Zona “pembekuan-relatif” ini bisa saja diistilahkan dengan berbagai istilah : Quite Zone, Freeze Zone, Calm Zone, Zona Mati, Zona Tenang, Zona Teduh. Terserah saja apapun istilahnya. Yang penting terserap pengertiannya.

Saya gunakan istilah “pembekuan relative”, karena faktanya di dalam praktek menembak berdiri visir itu tidak akan pernah “berhenti mutlak”. Selalu bergoyang. Tentu saja bagi yang ahli goyangannya di area target semakin mengecil. Prinsipnya goyangan itu tidak pernah berhenti. Siapapun yang menembak. Membidik dan menarik pelatuk pada saat yang tepat saat visir belakang, visir depan dan titik target sedang segaris dan tetap memelihara sinkronisasi kelurusan visir belakang, visir depan, dan target sampai dengan pellet keluar dari laras, Itulah tugas utama petembak kertas.

Setelah pellet keluar dari moncong, giliran tugas bedilnyalah untuk menunjukkan ukuran kejagoannya, dalam melaksanakan tugas mekanisnya mendorong pellet, memutarnya dalam laras dan memelihara kelurusan terbangnya kearah titik target yang sudah dipelihara kelurusannya oleh petembak melalui mekanisme visir.

Sedangkan perkenaannya pada target adalah efek sampingnya. Kalau kendali di falsafahnya sempurna dan bedil plus pelletnya jagoan, perkenaannya akan tepat, kalau tidak sempurna, perkenaannya meleset. Melesetnya seberapa, tergantung derajat kesempurnaan mental pengendalian diri dan derajat kesempurnaan suami istri pellet-bedil.

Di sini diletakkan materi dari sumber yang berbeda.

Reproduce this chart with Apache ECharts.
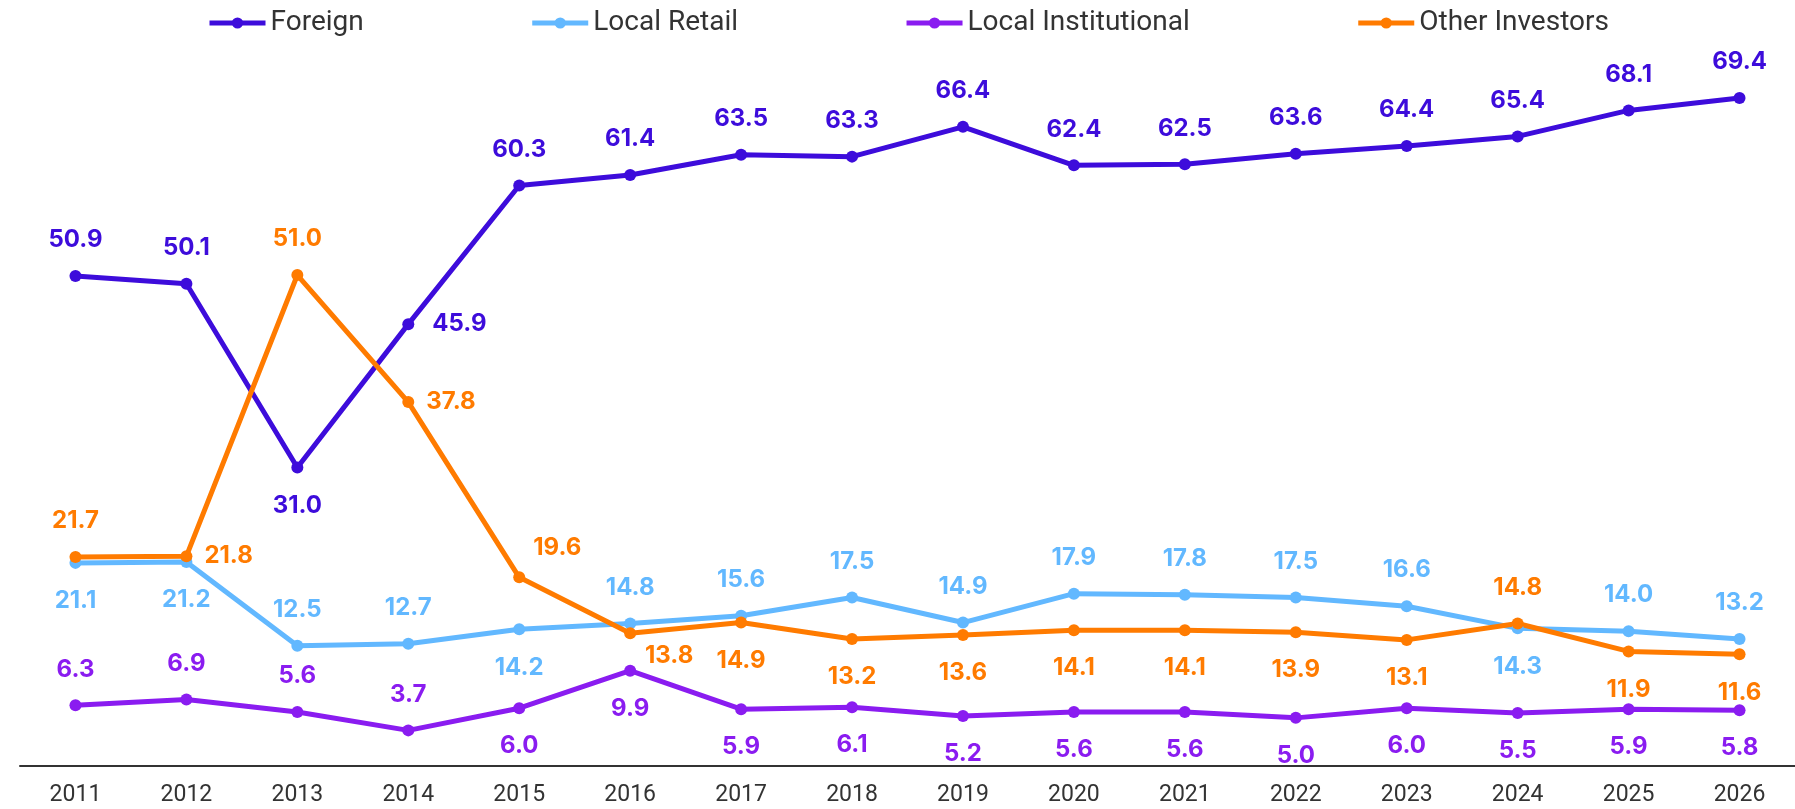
<!DOCTYPE html>
<html>
<head>
<meta charset="utf-8">
<script src="https://cdn.jsdelivr.net/npm/echarts@6/dist/echarts.min.js"></script>
<style>
  html, body {
    margin: 0;
    padding: 0;
    background: #ffffff;
  }
  #investor-chart {
    width: 1795px;
    height: 809px;
  }
</style>
</head>
<body>
<div id="investor-chart"></div>
<script>
const years = ['2011', '2012', '2013', '2014', '2015', '2016', '2017', '2018',
  '2019', '2020', '2021', '2022', '2023', '2024', '2025', '2026']

const foreign = [50.9, 50.1, 31.0, 45.9, 60.3, 61.4, 63.5, 63.3, 66.4, 62.4, 62.5, 63.6, 64.4, 65.4, 68.1, 69.4]
const localRetail = [21.1, 21.2, 12.5, 12.7, 14.2, 14.8, 15.6, 17.5, 14.9, 17.9, 17.8, 17.5, 16.6, 14.3, 14.0, 13.2]
const localInstitutional = [6.3, 6.9, 5.6, 3.7, 6.0, 9.9, 5.9, 6.1, 5.2, 5.6, 5.6, 5.0, 6.0, 5.5, 5.9, 5.8]
const otherInvestors = [21.7, 21.8, 51.0, 37.8, 19.6, 13.8, 14.9, 13.2, 13.6, 14.1, 14.1, 13.9, 13.1, 14.8, 11.9, 11.6]

// where each value label sits: t = above, b = below, r / R = right, tr / br = shifted right
const foreignPlace = ['t', 't', 'b', 'R', 't', 't', 't', 't', 't', 't', 't', 't', 't', 't', 't', 't']
const retailPlace = ['b', 'b', 't', 't', 'b', 't', 't', 't', 't', 't', 't', 't', 't', 'b', 't', 't']
const institutionalPlace = ['t', 't', 't', 't', 'b', 'b', 'b', 'b', 'b', 'b', 'b', 'b', 'b', 'b', 'b', 'b']
const otherPlace = ['t', 'r', 't', 'r', 'tr', 'br', 'b', 'b', 'b', 'b', 'b', 'b', 'b', 't', 'b', 'b']

const labelFor = (code) => {
  switch (code) {
    case 'b':
      return {position: 'bottom', distance: 20}
    case 'r':
      return {position: 'right', distance: 12}
    case 'R':
      return {position: 'right', distance: 18}
    case 'tr':
      return {position: 'top', distance: 17, offset: [38, 5]}
    case 'br':
      return {position: 'bottom', distance: 19, offset: [39, -14]}
    default:
      return {position: 'top', distance: 18}
  }
}

const makeSeries = (name, values, places, color) => ({
  name: name,
  type: 'line',
  data: values.map((v, i) => ({value: v, label: labelFor(places[i])})),
  symbol: 'circle',
  symbolSize: 12,
  lineStyle: {
    width: 5,
    color: color
  },
  itemStyle: {
    color: color
  },
  label: {
    show: true,
    color: color,
    fontFamily: 'Inter',
    fontWeight: 'bold',
    fontSize: 24,
    formatter: (p) => p.value.toFixed(1)
  },
  emphasis: {
    disabled: true
  },
  animation: false
})

const chart = echarts.init(document.getElementById('investor-chart'))

chart.setOption({
  animation: false,
  legend: {
    top: 4,
    left: 202,
    itemWidth: 56,
    itemHeight: 14,
    itemGap: 166,
    lineStyle: {
      width: 5
    },
    textStyle: {
      fontFamily: 'Roboto',
      fontSize: 28,
      color: '#333333'
    },
    data: ['Foreign', 'Local Retail', 'Local Institutional', 'Other Investors']
  },
  grid: {
    top: 44,
    left: 20,
    right: -11,
    bottom: 43
  },
  xAxis: {
    type: 'category',
    data: years,
    boundaryGap: true,
    axisLine: {
      onZero: false,
      lineStyle: {
        color: '#333333',
        width: 2
      }
    },
    axisTick: {
      length: 11,
      lineStyle: {
        color: '#333333',
        width: 2
      }
    },
    axisLabel: {
      margin: 18,
      fontFamily: 'Roboto',
      fontSize: 23,
      color: '#333333'
    }
  },
  yAxis: {
    type: 'value',
    min: 0,
    max: 75,
    show: false
  },
  series: [
    makeSeries('Foreign', foreign, foreignPlace, '#3d0cdb'),
    makeSeries('Local Retail', localRetail, retailPlace, '#62b8ff'),
    makeSeries('Local Institutional', localInstitutional, institutionalPlace, '#8a1cf0'),
    makeSeries('Other Investors', otherInvestors, otherPlace, '#ff7b00')
  ]
})
</script>
</body>
</html>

Karena kegiatan utamanya pengendalian diri, penguasaan dan kapasitas diri, maka sector inilah yang menjadi konsentrasi utama petembak. Sektor inilah yang menjadi inti sumber, sehingga kegiatan ini bisa disebut sebagai olahraga. Score tembakan hanyalah sebagai alat, sebagai tools, untuk mengukur seberapa tinggi derajat petembak dalam mengendalikan diri mental sadar dan bawah sadar, seberapa tinggi menyerap olahraga ini.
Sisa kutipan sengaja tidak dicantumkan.